* Stated problem *
Every line below that mentions the word "this" should be copied out.

--- Provided entries ---

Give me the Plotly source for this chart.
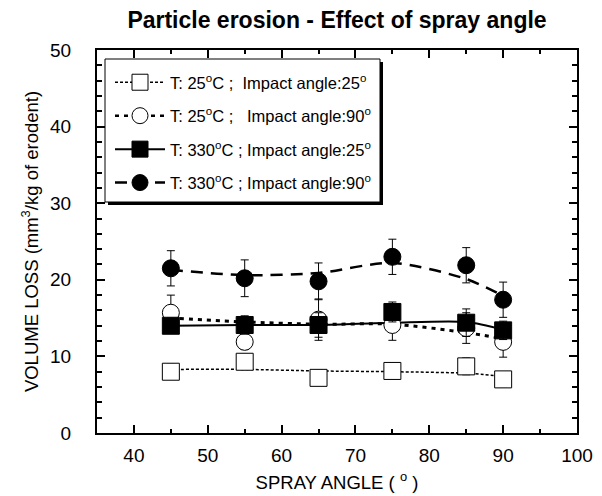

---
--- Provided entries ---

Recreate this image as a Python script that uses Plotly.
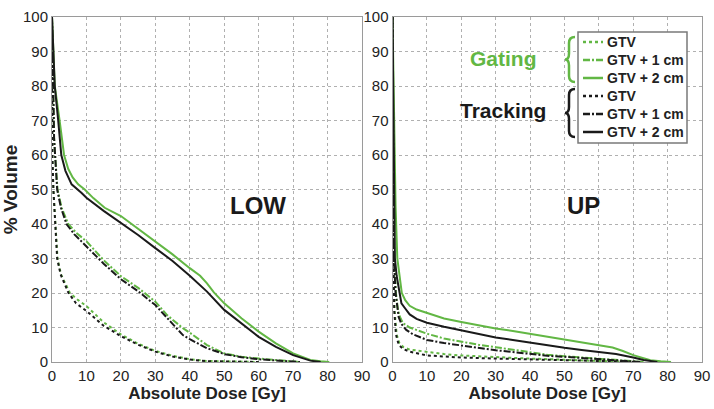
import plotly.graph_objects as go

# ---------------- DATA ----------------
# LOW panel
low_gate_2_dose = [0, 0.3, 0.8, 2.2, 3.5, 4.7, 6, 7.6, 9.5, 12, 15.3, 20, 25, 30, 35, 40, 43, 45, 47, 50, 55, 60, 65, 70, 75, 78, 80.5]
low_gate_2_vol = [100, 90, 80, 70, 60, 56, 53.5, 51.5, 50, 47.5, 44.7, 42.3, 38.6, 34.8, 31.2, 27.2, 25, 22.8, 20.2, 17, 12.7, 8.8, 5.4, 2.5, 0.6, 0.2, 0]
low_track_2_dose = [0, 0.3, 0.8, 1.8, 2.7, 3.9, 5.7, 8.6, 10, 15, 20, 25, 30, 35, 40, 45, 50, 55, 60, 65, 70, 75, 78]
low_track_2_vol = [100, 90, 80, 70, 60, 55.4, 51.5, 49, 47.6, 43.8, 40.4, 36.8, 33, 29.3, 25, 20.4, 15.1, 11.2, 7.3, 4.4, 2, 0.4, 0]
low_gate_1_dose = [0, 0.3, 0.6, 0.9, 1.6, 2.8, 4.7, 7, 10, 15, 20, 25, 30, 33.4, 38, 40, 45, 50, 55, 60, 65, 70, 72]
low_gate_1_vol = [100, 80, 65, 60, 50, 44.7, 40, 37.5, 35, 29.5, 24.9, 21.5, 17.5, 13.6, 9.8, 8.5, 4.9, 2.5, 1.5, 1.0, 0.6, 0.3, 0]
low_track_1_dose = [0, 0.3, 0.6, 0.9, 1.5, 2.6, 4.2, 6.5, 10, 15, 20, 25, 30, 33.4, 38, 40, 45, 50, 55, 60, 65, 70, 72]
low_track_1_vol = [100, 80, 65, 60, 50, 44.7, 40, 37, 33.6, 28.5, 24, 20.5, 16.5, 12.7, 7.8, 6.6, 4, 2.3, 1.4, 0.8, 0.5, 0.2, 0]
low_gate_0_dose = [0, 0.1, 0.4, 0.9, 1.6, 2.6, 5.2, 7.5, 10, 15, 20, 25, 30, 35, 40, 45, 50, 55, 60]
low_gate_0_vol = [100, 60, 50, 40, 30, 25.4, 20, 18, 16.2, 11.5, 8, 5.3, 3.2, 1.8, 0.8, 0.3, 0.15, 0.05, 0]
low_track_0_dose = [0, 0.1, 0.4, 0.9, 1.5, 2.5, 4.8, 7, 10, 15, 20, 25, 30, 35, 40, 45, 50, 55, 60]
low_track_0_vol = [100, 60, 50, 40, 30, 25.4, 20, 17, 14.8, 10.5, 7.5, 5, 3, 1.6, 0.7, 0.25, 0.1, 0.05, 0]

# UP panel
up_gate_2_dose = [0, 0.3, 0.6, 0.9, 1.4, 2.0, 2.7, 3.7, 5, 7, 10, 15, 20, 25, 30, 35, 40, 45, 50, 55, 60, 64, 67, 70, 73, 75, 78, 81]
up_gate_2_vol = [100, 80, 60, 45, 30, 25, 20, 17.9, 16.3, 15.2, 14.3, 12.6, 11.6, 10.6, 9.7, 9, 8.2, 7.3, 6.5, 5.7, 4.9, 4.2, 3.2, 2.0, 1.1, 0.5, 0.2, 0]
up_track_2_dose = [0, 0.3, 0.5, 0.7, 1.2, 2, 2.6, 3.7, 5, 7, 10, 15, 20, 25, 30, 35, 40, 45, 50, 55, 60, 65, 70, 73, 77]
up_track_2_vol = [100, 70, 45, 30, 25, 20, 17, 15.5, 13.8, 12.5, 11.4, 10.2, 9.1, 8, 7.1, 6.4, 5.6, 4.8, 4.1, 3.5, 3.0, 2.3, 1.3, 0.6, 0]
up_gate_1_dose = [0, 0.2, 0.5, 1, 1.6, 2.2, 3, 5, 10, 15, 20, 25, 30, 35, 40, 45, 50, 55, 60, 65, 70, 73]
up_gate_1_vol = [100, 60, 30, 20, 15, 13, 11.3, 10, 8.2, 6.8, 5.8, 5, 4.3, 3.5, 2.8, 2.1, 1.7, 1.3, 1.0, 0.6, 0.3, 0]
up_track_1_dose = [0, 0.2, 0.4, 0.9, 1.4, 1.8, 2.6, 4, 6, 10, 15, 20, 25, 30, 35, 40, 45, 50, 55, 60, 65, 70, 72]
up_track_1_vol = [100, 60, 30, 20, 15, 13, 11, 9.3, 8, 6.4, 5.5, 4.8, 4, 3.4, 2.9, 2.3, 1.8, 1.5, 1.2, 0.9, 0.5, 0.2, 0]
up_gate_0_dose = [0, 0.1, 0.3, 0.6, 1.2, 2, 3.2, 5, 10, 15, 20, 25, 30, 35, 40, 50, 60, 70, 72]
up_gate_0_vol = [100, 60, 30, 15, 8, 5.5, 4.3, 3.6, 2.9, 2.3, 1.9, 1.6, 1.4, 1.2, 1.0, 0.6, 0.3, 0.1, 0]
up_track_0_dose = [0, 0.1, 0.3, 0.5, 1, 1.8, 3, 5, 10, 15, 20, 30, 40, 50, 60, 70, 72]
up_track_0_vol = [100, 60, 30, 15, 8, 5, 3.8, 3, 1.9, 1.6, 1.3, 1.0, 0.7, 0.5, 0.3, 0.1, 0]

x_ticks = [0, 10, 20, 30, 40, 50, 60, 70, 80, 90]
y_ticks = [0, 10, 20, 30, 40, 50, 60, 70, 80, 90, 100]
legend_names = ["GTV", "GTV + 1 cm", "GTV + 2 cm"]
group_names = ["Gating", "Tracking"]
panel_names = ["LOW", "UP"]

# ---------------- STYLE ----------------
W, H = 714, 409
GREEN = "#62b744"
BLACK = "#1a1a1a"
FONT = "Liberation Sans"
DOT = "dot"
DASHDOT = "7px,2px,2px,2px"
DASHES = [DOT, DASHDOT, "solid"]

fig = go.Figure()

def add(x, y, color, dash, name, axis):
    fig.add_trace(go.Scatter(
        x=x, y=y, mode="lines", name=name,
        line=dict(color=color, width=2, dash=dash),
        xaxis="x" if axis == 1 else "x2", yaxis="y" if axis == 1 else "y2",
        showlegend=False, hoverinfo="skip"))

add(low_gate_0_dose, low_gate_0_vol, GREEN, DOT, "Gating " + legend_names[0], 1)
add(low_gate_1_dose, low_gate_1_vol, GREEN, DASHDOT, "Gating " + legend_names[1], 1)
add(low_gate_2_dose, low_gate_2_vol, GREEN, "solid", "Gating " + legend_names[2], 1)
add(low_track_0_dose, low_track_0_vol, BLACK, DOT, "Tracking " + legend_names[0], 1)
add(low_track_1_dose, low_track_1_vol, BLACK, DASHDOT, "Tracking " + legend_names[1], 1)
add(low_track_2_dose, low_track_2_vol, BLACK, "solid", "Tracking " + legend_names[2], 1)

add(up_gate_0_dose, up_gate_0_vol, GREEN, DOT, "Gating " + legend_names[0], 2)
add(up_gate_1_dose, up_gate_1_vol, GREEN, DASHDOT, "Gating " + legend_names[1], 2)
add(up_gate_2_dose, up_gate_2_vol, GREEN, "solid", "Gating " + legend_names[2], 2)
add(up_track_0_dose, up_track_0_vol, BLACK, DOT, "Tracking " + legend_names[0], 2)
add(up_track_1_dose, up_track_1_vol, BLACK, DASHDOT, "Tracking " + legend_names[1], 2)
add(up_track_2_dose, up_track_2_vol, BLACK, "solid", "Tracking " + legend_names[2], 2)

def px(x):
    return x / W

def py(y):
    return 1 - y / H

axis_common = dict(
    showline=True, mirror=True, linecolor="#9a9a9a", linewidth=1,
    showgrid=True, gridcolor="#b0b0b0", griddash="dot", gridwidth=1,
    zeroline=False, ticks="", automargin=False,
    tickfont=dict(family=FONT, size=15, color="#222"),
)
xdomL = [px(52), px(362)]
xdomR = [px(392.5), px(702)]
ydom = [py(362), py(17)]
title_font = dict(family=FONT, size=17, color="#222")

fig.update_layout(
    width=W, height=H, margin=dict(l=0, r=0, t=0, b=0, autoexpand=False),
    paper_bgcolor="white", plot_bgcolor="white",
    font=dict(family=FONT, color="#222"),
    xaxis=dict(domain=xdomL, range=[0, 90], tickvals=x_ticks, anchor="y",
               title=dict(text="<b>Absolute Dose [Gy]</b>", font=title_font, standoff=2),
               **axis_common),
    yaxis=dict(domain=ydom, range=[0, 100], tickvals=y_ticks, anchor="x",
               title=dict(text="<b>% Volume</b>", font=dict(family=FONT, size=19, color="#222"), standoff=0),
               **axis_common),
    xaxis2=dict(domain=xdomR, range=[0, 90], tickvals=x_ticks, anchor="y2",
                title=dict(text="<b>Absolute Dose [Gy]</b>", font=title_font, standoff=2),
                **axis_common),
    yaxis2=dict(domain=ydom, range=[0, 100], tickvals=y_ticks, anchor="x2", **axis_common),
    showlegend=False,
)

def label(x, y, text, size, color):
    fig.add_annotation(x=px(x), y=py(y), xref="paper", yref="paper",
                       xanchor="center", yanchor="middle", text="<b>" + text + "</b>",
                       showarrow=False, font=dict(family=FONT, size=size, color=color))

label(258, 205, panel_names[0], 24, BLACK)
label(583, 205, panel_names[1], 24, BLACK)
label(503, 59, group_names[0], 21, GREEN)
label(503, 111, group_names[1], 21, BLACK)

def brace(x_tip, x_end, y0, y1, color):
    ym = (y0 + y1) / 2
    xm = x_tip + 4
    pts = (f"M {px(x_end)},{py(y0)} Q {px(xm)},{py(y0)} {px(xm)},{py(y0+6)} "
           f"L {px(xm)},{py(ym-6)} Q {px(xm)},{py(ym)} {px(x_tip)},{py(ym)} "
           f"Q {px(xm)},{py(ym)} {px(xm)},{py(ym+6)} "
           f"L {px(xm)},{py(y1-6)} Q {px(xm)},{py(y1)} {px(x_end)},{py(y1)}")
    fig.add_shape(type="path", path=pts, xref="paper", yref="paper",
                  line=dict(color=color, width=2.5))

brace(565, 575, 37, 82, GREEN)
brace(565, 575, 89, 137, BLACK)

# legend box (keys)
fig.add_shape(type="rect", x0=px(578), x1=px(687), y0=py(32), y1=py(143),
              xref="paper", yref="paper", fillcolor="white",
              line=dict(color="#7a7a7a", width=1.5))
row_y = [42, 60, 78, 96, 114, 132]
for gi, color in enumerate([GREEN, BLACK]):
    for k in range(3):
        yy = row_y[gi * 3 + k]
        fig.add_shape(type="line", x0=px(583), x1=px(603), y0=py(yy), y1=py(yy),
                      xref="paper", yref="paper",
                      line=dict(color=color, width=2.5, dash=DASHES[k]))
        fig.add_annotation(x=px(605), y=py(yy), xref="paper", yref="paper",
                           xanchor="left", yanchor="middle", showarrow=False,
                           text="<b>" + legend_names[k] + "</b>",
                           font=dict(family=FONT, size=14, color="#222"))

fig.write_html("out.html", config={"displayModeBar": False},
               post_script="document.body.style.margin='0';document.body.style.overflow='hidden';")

---

* Task output *
Give me the Plotly source for this chart.
Recreate this image as a Python script that uses Plotly.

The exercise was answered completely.